There can be little that is more insulting to a belief system than to be a champion for its antithesis while claiming to be a product of its cultural charm.
In his debate with Rowan Williams, Richard Dawkins has restated that he is “a cultural Anglican”, implying that Anglicanism bears no relation to Christianity – which Dawkins hates – whatsoever. In Dawkins’ eyes and in the eyes of many others, to be Anglican is nothing more than to maintain a veneer of benign, doddering, civilising gentility over a society that openly ridicules what it once stood for.
From here:
Early in his address, Prof Dawkins made a provocative comparison between Christian and Islamic traditions, describing himself as a ”cultural Anglican”.

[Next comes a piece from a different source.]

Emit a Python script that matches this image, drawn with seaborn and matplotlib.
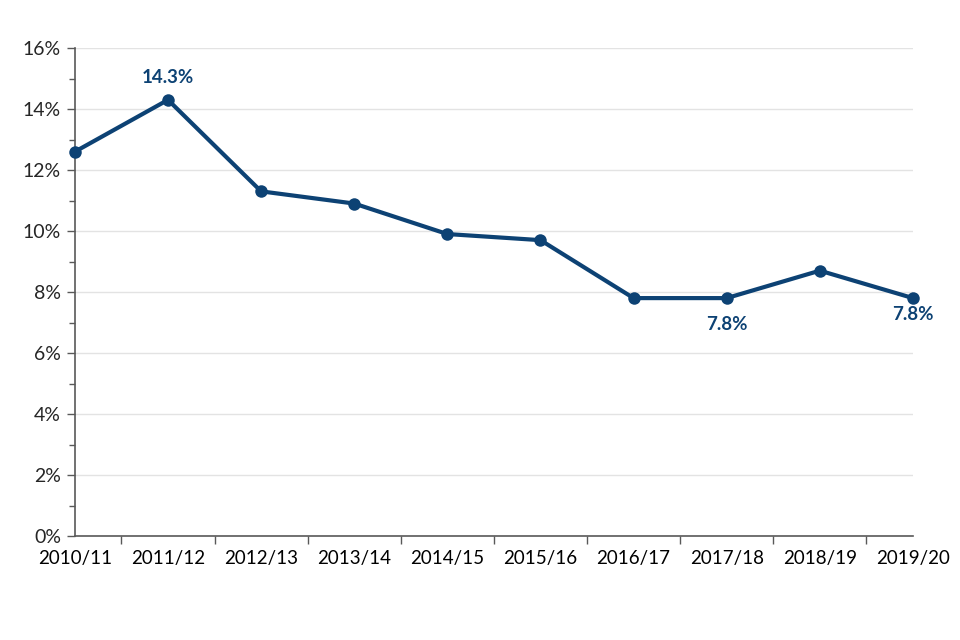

”I’m grateful, by the way, to be a cultural Anglican when you think of the competition,” he added.
”If I were a cultural Muslim, I would have something to say about that faith’s appalling attitude to women and various other moral points.”
“‘It peddles false explanations where real explanations could have been offered, false explanations that get in the way of the enterprise of discovering real explanations,” he said.”
Instead of arguing religion’s (presumed) negatives, why doesn’t Prof Dawkins argue atheism’s positives? For instance, why would anyone in his brave new world care what is false and what is true?
@Lisa
Because Dawkins knows his target audience is not interested in really searching through the evidence, and deeply studying the issue. He is preaching to people who want the feeblest “reasons to disbelieve”, and to confirm them in their arrogantly radical ego-centric view of the world.
When you look at his audience and the extreme intellectual arrogance and the pride they have in applauding the weakest arguments that Christians have refuted generations ago, it makes me wonder how these people could possibly consider themselves the “brights”.
The intellectual legwork; the serious philosophical engagement; the cautious and careful research seems to be happening primarily on the Christian side.
Yes, because for them it is just a game; we know what is really at stake.
Hi, I am from Australia.
In some sense Richard Dawkins is quite correct in claiming to be a “cultural Anglican”, because the fabricated world-view created by Christianity and Anglicanism permeates every aspect of British culture.
Please check out these references which provide a radical critique of conventional exoteric religion – and Dawkin’s dismal scientism too.
http://www.dabase.org/up-1-2.htm
http://www.adidam.org/teaching/aletheon/truth-religion.aspx
http://global.adidam.org/truth-book/true-spiritual-practice-4.html
http://www.adidam.org/teaching/gnosticon/universal-scientism.aspx
“Fabricated world-view,” you mean of the kind that uses language and money and charted the South Pacific?
Dawkins lost the debate by 324 votes to 136. Evidently he didn’t convince the audience either.